Dr Imran Keeka, Democratic Alliance KZN spokesperson on Health, explained the connection between religion and the measles vaccination.
“Muslims are forbidden from consuming pork and pork products. It is suggested that vaccines given by the state are those that contain porcine gelatine and so the controversy regarding the use of these vaccines has arisen.
"The permissibility of the use of those vaccines containing porcine gelatine is a matter best guided by Muslim Scholars whose opinions vary. The majority of scholars, in short, allow for the use based on sound religious authority and those that do not have valid reasons as well, "he said.

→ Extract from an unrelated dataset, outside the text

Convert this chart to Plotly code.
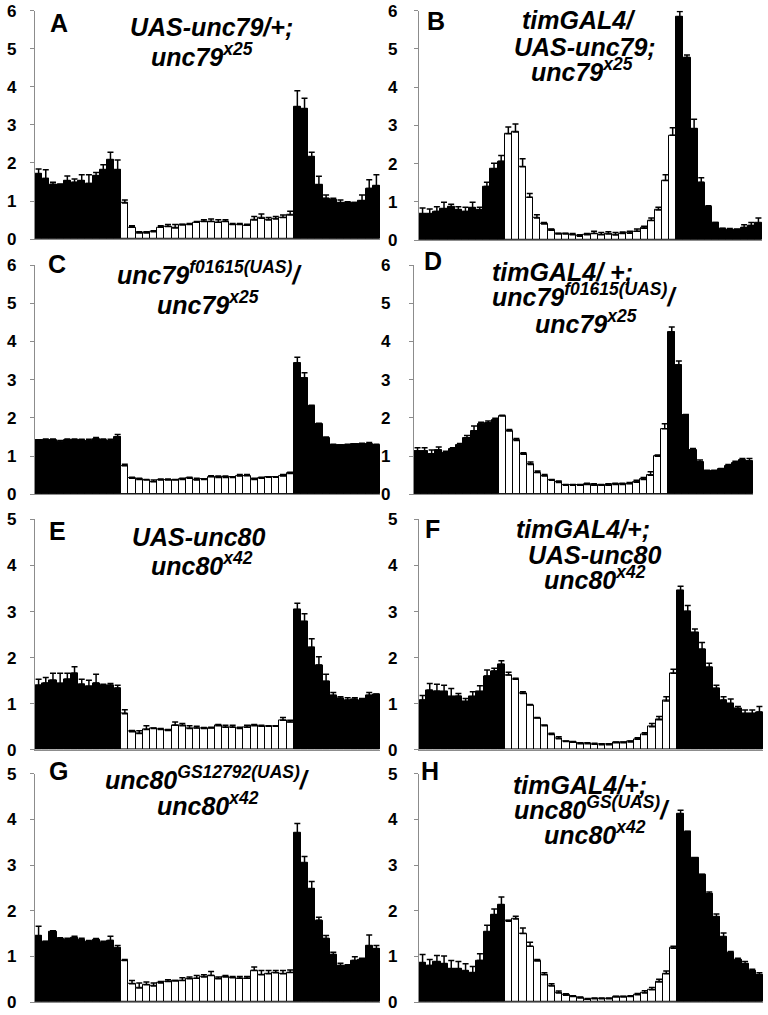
import plotly.graph_objects as go

# 48 half-hour bins: 12 dark, 24 light, 12 dark
bins = list(range(1, 49))
light_bins = list(range(13, 37))

a_mean = [1.71, 1.59, 1.44, 1.42, 1.53, 1.49, 1.53, 1.46, 1.66, 1.81, 2.08, 1.82,
          0.95, 0.31, 0.16, 0.16, 0.19, 0.31, 0.33, 0.29, 0.37, 0.38, 0.44, 0.46,
          0.46, 0.44, 0.46, 0.38, 0.38, 0.36, 0.50, 0.55, 0.50, 0.53, 0.57, 0.63,
          3.48, 3.42, 2.16, 1.43, 1.07, 1.03, 0.95, 0.96, 0.95, 1.01, 1.33, 1.40]
a_sem = [0.13, 0.23, 0.05, 0.03, 0.13, 0.09, 0.16, 0.23, 0.09, 0.14, 0.20, 0.26,
         0.08, 0.04, 0.03, 0.03, 0.03, 0.04, 0.05, 0.09, 0.02, 0.03, 0.02, 0.05,
         0.07, 0.07, 0.05, 0.03, 0.03, 0.03, 0.09, 0.11, 0.07, 0.06, 0.06, 0.10,
         0.42, 0.28, 0.12, 0.22, 0.09, 0.04, 0.08, 0.02, 0.01, 0.15, 0.23, 0.29]

b_mean = [0.68, 0.68, 0.75, 0.81, 0.86, 0.79, 0.75, 0.84, 0.79, 1.40, 1.86, 2.06,
          2.78, 2.83, 1.92, 1.12, 0.58, 0.42, 0.26, 0.16, 0.16, 0.14, 0.10, 0.14,
          0.17, 0.14, 0.16, 0.13, 0.17, 0.18, 0.23, 0.31, 0.51, 0.79, 1.56, 2.74,
          5.84, 4.78, 2.91, 1.51, 0.87, 0.44, 0.29, 0.27, 0.26, 0.33, 0.38, 0.44]
b_sem = [0.16, 0.13, 0.12, 0.18, 0.08, 0.08, 0.11, 0.15, 0.07, 0.11, 0.15, 0.15,
         0.18, 0.21, 0.21, 0.10, 0.08, 0.04, 0.03, 0.02, 0.02, 0.03, 0.04, 0.03,
         0.06, 0.06, 0.06, 0.07, 0.04, 0.05, 0.06, 0.05, 0.07, 0.07, 0.15, 0.20,
         0.14, 0.06, 0.25, 0.12, 0.03, 0.02, 0.02, 0.03, 0.03, 0.07, 0.08, 0.14]

c_mean = [1.41, 1.43, 1.41, 1.36, 1.43, 1.42, 1.43, 1.40, 1.45, 1.43, 1.40, 1.51,
          0.75, 0.42, 0.39, 0.38, 0.33, 0.38, 0.38, 0.38, 0.39, 0.42, 0.38, 0.39,
          0.46, 0.44, 0.44, 0.44, 0.48, 0.49, 0.39, 0.42, 0.45, 0.45, 0.48, 0.55,
          3.44, 3.04, 2.30, 1.85, 1.47, 1.29, 1.28, 1.29, 1.31, 1.31, 1.32, 1.29]
c_sem = [0.02, 0.02, 0.04, 0.05, 0.02, 0.03, 0.01, 0.04, 0.04, 0.02, 0.04, 0.06,
         0.04, 0.03, 0.03, 0.01, 0.05, 0.02, 0.02, 0.01, 0.03, 0.03, 0.04, 0.01,
         0.03, 0.04, 0.04, 0.02, 0.04, 0.03, 0.03, 0.03, 0.01, 0.01, 0.04, 0.03,
         0.15, 0.14, 0.03, 0.01, 0.03, 0.02, 0.01, 0.02, 0.01, 0.03, 0.04, 0.02]

d_mean = [1.13, 1.13, 1.06, 1.15, 1.09, 1.18, 1.28, 1.48, 1.66, 1.83, 1.87, 1.94,
          2.05, 1.66, 1.41, 1.05, 0.78, 0.57, 0.48, 0.37, 0.31, 0.24, 0.24, 0.24,
          0.26, 0.24, 0.24, 0.24, 0.26, 0.26, 0.28, 0.32, 0.39, 0.50, 1.00, 1.72,
          4.25, 3.38, 2.08, 1.15, 0.85, 0.61, 0.61, 0.65, 0.74, 0.83, 0.89, 0.87]
d_sem = [0.09, 0.09, 0.10, 0.09, 0.04, 0.04, 0.05, 0.06, 0.13, 0.06, 0.05, 0.05,
         0.02, 0.04, 0.05, 0.04, 0.07, 0.04, 0.04, 0.02, 0.04, 0.02, 0.02, 0.02,
         0.03, 0.04, 0.02, 0.04, 0.03, 0.03, 0.03, 0.05, 0.05, 0.09, 0.03, 0.13,
         0.13, 0.11, 0.01, 0.05, 0.05, 0.02, 0.02, 0.03, 0.04, 0.04, 0.05, 0.07]

e_mean = [1.40, 1.45, 1.51, 1.44, 1.53, 1.66, 1.42, 1.38, 1.45, 1.39, 1.40, 1.34,
          0.78, 0.39, 0.35, 0.44, 0.46, 0.44, 0.42, 0.53, 0.52, 0.46, 0.47, 0.46,
          0.47, 0.52, 0.49, 0.49, 0.46, 0.49, 0.52, 0.51, 0.51, 0.51, 0.64, 0.60,
          3.04, 2.78, 2.22, 1.84, 1.48, 1.18, 1.11, 1.08, 1.09, 1.08, 1.18, 1.20]
e_sem = [0.13, 0.12, 0.15, 0.22, 0.13, 0.14, 0.11, 0.13, 0.19, 0.03, 0.04, 0.06,
         0.09, 0.03, 0.06, 0.08, 0.01, 0.02, 0.02, 0.07, 0.05, 0.06, 0.04, 0.02,
         0.02, 0.03, 0.04, 0.04, 0.03, 0.04, 0.03, 0.02, 0.01, 0.01, 0.06, 0.04,
         0.14, 0.17, 0.19, 0.18, 0.16, 0.06, 0.04, 0.05, 0.04, 0.03, 0.06, 0.01]

f_mean = [1.08, 1.29, 1.27, 1.26, 1.15, 1.16, 1.04, 1.15, 1.26, 1.60, 1.71, 1.85,
          1.62, 1.53, 1.22, 0.97, 0.69, 0.52, 0.33, 0.24, 0.18, 0.16, 0.13, 0.13,
          0.12, 0.11, 0.11, 0.15, 0.15, 0.17, 0.23, 0.33, 0.50, 0.65, 1.06, 1.66,
          3.45, 3.00, 2.54, 2.18, 1.79, 1.33, 1.08, 1.00, 0.89, 0.78, 0.78, 0.82]
f_sem = [0.10, 0.15, 0.15, 0.14, 0.18, 0.06, 0.07, 0.11, 0.13, 0.13, 0.06, 0.08,
         0.06, 0.02, 0.04, 0.01, 0.01, 0.01, 0.03, 0.04, 0.01, 0.02, 0.02, 0.02,
         0.02, 0.02, 0.02, 0.02, 0.02, 0.02, 0.03, 0.04, 0.07, 0.07, 0.09, 0.09,
         0.10, 0.13, 0.08, 0.15, 0.09, 0.07, 0.07, 0.10, 0.05, 0.08, 0.08, 0.12]

g_mean = [1.45, 1.31, 1.55, 1.39, 1.36, 1.41, 1.36, 1.33, 1.37, 1.30, 1.35, 1.18,
          0.91, 0.40, 0.31, 0.38, 0.35, 0.42, 0.45, 0.46, 0.47, 0.51, 0.52, 0.55,
          0.58, 0.51, 0.55, 0.53, 0.52, 0.52, 0.69, 0.60, 0.62, 0.64, 0.62, 0.65,
          3.70, 3.04, 2.48, 1.79, 1.39, 1.04, 0.80, 0.79, 0.91, 0.93, 1.23, 1.17]
g_sem = [0.21, 0.02, 0.01, 0.02, 0.04, 0.03, 0.04, 0.02, 0.02, 0.03, 0.09, 0.06,
         0.02, 0.07, 0.11, 0.06, 0.07, 0.03, 0.04, 0.01, 0.06, 0.04, 0.06, 0.05,
         0.09, 0.04, 0.03, 0.03, 0.04, 0.04, 0.08, 0.09, 0.07, 0.05, 0.07, 0.05,
         0.21, 0.15, 0.16, 0.07, 0.07, 0.05, 0.05, 0.03, 0.08, 0.03, 0.24, 0.07]

h_mean = [0.86, 0.80, 0.88, 0.84, 0.73, 0.73, 0.68, 0.64, 0.91, 1.53, 1.91, 2.13,
          1.77, 1.82, 1.50, 1.22, 0.90, 0.60, 0.35, 0.20, 0.15, 0.12, 0.09, 0.06,
          0.07, 0.07, 0.07, 0.11, 0.11, 0.12, 0.16, 0.20, 0.27, 0.44, 0.62, 1.18,
          4.12, 3.72, 3.15, 2.79, 2.37, 1.86, 1.42, 1.07, 0.93, 0.84, 0.69, 0.60]
h_sem = [0.18, 0.13, 0.14, 0.17, 0.18, 0.16, 0.16, 0.14, 0.15, 0.15, 0.13, 0.17,
         0.02, 0.06, 0.12, 0.09, 0.03, 0.04, 0.05, 0.04, 0.03, 0.02, 0.02, 0.02,
         0.02, 0.02, 0.02, 0.02, 0.02, 0.02, 0.03, 0.05, 0.05, 0.06, 0.06, 0.04,
         0.08, 0.02, 0.01, 0.01, 0.04, 0.07, 0.09, 0.04, 0.03, 0.05, 0.03, 0.04]

letters = ["A", "B", "C", "D", "E", "F", "G", "H"]
titles = [
    ["UAS-unc79/+;", "unc79<sup>x25</sup>"],
    ["timGAL4/", "UAS-unc79;", "unc79<sup>x25</sup>"],
    ["unc79<sup>f01615(UAS)</sup>/", "unc79<sup>x25</sup>"],
    ["timGAL4/ +;", "unc79<sup>f01615(UAS)</sup>/", "unc79<sup>x25</sup>"],
    ["UAS-unc80", "unc80<sup>x42</sup>"],
    ["timGAL4/+;", "UAS-unc80", "unc80<sup>x42</sup>"],
    ["unc80<sup>GS12792(UAS)</sup>/", "unc80<sup>x42</sup>"],
    ["timGAL4/+;", "unc80<sup>GS(UAS)</sup>/", "unc80<sup>x42</sup>"],
]
means = [a_mean, b_mean, c_mean, d_mean, e_mean, f_mean, g_mean, h_mean]
sems = [a_sem, b_sem, c_sem, d_sem, e_sem, f_sem, g_sem, h_sem]
ymax = [6, 6, 6, 6, 5, 5, 5, 5]

W, H = 768, 1015
# the page comes out squeezed a little vertically, so map target pixels back
SY, OY = 0.98, 8.4


def py(y):
    # target pixel row -> paper y
    return 1 - (y / SY - OY) / H


# panel boxes in pixels: left, right, bottom (y=0), top (y=max)
boxes = [(35, 380, 238, 10), (419, 762, 239, 10),
         (35, 380, 493, 264), (414, 753, 493, 264),
         (35, 380, 748, 518), (419, 763, 748, 518),
         (35, 380, 1000, 772), (419, 763, 1000, 772)]
standoff = [10, 13, 10, 15, 10, 13, 10, 13]
# letter centres and title line (centre x, baseline y), in pixels
letter_pos = [(59, 24), (436, 22), (57, 265), (433, 262),
              (57, 532), (432, 530), (58, 771), (430, 771)]
title_pos = [
    [(211, 35), (202, 65)],
    [(579, 28), (585, 55), (582, 80)],
    [(209, 283), (208, 313)],
    [(562, 280), (584, 305), (586, 332)],
    [(198, 545), (202, 573)],
    [(583, 537), (594, 562), (595, 587)],
    [(207, 787), (208, 813)],
    [(580, 792), (592, 817), (595, 842)],
]

FONT = "Liberation Sans"
colors = ["white" if b in light_bins else "black" for b in bins]

fig = go.Figure()
layout = {}
annotations = []
for i in range(8):
    sfx = "" if i == 0 else str(i + 1)
    x0, x1, yb, yt = boxes[i]
    fig.add_trace(go.Bar(
        x=bins, y=means[i], xaxis="x" + sfx, yaxis="y" + sfx,
        marker=dict(color=colors, line=dict(color="black", width=1)),
        error_y=dict(type="data", array=sems[i], arrayminus=[0] * 48,
                     symmetric=False, color="black", thickness=1.5, width=3),
        showlegend=False,
    ))
    layout["xaxis" + sfx] = dict(
        domain=[x0 / W, x1 / W], range=[0.5, 48.5], anchor="y" + sfx,
        showline=True, linecolor="#8c8c8c", linewidth=1.2,
        showticklabels=False, ticks="", showgrid=False, zeroline=False,
    )
    layout["yaxis" + sfx] = dict(
        domain=[py(yb), py(yt)], range=[0, ymax[i]], anchor="x" + sfx,
        dtick=1, showline=True, linecolor="#8c8c8c", linewidth=1.2,
        ticks="outside", ticklen=4, tickcolor="#8c8c8c",
        ticklabelstandoff=standoff[i],
        tickfont=dict(family=FONT, size=17, color="black", weight="bold"),
        showgrid=False, zeroline=False,
    )
    lx, ly = letter_pos[i]
    annotations.append(dict(
        text="<b>" + letters[i] + "</b>", x=lx / W, y=py(ly - 2),
        xref="paper", yref="paper", showarrow=False,
        xanchor="center", yanchor="middle",
        font=dict(family=FONT, size=25, color="black"),
    ))
    for line, (tx, ty) in zip(titles[i], title_pos[i]):
        annotations.append(dict(
            text="<b><i>" + line + "</i></b>", x=tx / W, y=py(ty + 7),
            xref="paper", yref="paper", showarrow=False,
            xanchor="center", yanchor="bottom",
            font=dict(family=FONT, size=25, color="black"),
        ))

fig.update_layout(
    width=W, height=H, margin=dict(l=0, r=0, t=0, b=0),
    paper_bgcolor="white", plot_bgcolor="white",
    bargap=0, annotations=annotations, **layout,
)

fig.write_html("out.html", config={"displayModeBar": False},
               post_script="document.body.style.margin = '0px';")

Meanwhile The Islamic Medical Association says given the gravity of the situation families should be vaccinating their children irrespective of a connection or not.
Dr Keeka is in favour of the view of scholars who advocate for the use of the porcine based vaccine.
He said, “There are vaccines for measles that do not contain porcine gelatine but these are priced beyond the reach of many South Africans. This is not a reason to avoid vaccination, but rather one of permissibility to use those containing porcine products to protect everyone instead of the alternate which is contracting the disease with possible dire complications.”
The South African updated Expanded Programme on Immunisation provides for the measles vaccine to be given at six months and at 12 months and then booster vaccines later on.
There was a significant period in 2016 where children were not vaccinated because of the unavailability of the measles vaccine.
“This was attributed to shortages nationally and the unavailability of the needles to administer the vaccine. This no doubt results in a break in the vaccination programme chain. Parents seldom following up timeously and the consequences can be acute as we have seen recently,” said Dr Keeka.
Hospersa General Secretary Noel Desfontaines said, “Although we commend the DoH for their action in response to the outbreak, we are worried about their state of readiness in dealing with such an outbreak.
"Our healthcare system is critically under-staffed and experiences shortage of medication in many parts of the country. We can only hope that the vaccination campaign will yield positive results and not be seen as another opportunity for corrupt tender deals by public officials.”